È allora ritengo sia necessario fare ordine negli strumenti linguistici che utilizziamo per descrivere (e comprendere) la rivoluzione digitale e soprattutto le nuove modalità di lavoro.
In particolare l’autentica competenza digitale – la digilità – è centrale a questo discorso. Come si definisce questa competenza? Non è l’infarinatura di termini né il prodotto di un semplice addestramento: è il risultato di un percorso educativo.
L’alfabetizzazione punta infatti a insegnare l’ABC (i rudimenti) degli strumenti digitali più utilizzati, mentre bisogna costruire comprensione, sensibilità e senso critico nei confronti del fenomeno nel suo complesso.
Non basta conoscere i trend tecnologici e le principali applicazioni digitali di moda, i benefici della specifica applicazione digitale (accettando acriticamente il racconto dei fornitori) o essere addestrati al suo utilizzo. Un’autentica educazione digitale deve fornire ai manager:
- I criteri “obiettivi” di scelta di un’applicazione;
- La conoscenza delle precondizioni di utilizzo e dei potenziali effetti collaterali;
- Gli elementi per costruire Business Case realistici;
- I modi per identificare i lati oscuri e gli aspetti più problematici del digitale;
- Gli impatti organizzativi, psicologici e linguistici a valle della Digital transformation: cosa deve essere cambiato per usare al meglio le nuove soluzioni digitali.

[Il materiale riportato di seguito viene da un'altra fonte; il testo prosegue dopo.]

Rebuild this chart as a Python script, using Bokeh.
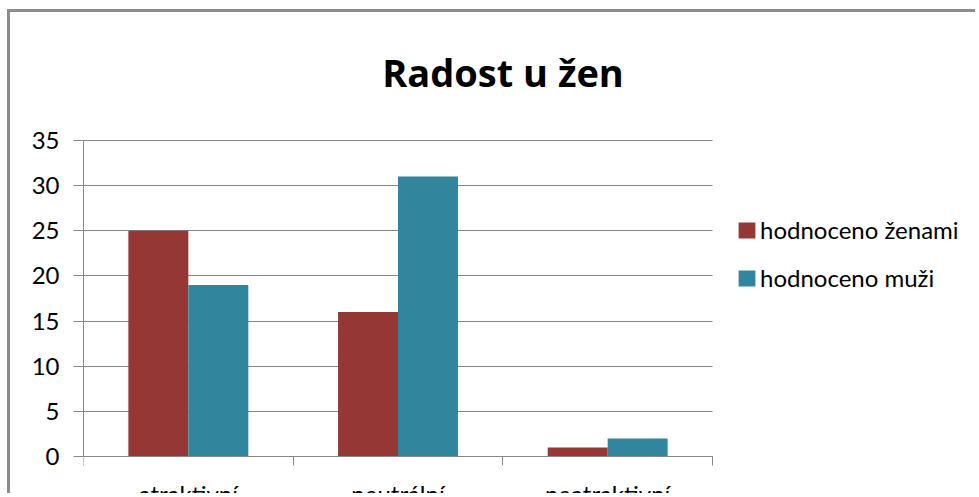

In particolare, è vitale combattere le false credenze, soprattutto quelle relative all’utilizzo, e comprendere in profondità, oltre che le specificità, le dimensioni problematiche del digitale. La comunicazione muscolare del digitale sta uccidendo il senso critico e introducendo comportamenti stereotipati e accettati passivamente e acriticamente. Pensiamo ad esempio all’uso “pavloviano” di una eMail sempre più invadente o l’essere permanentemente in riunione, che diventa sempre di più indistinguibile da un’attività routinaria e quindi inefficace.
L’autentica digilità è composta da quattro dimensioni:
- L’abilità digitale “strumentale” (il “saper fare”)
- L’equilibrio con la tradizione e i sistemi legacy
- La comprensione e prevenzione dei lati oscuri del digitale
- La capacità di comprensione del contesto e del suo eventuale re-design tramite il digitale
Speriamo allora che queste nuove parole diventino performative, facciano cioè accadere le cose – o per lo meno ne generino una corretta comprensione – nel momento in cui vengono pronunciate o evocate. Perché con l’enunciato “Fiat lux” inizia il mondo … e infatti luce fu.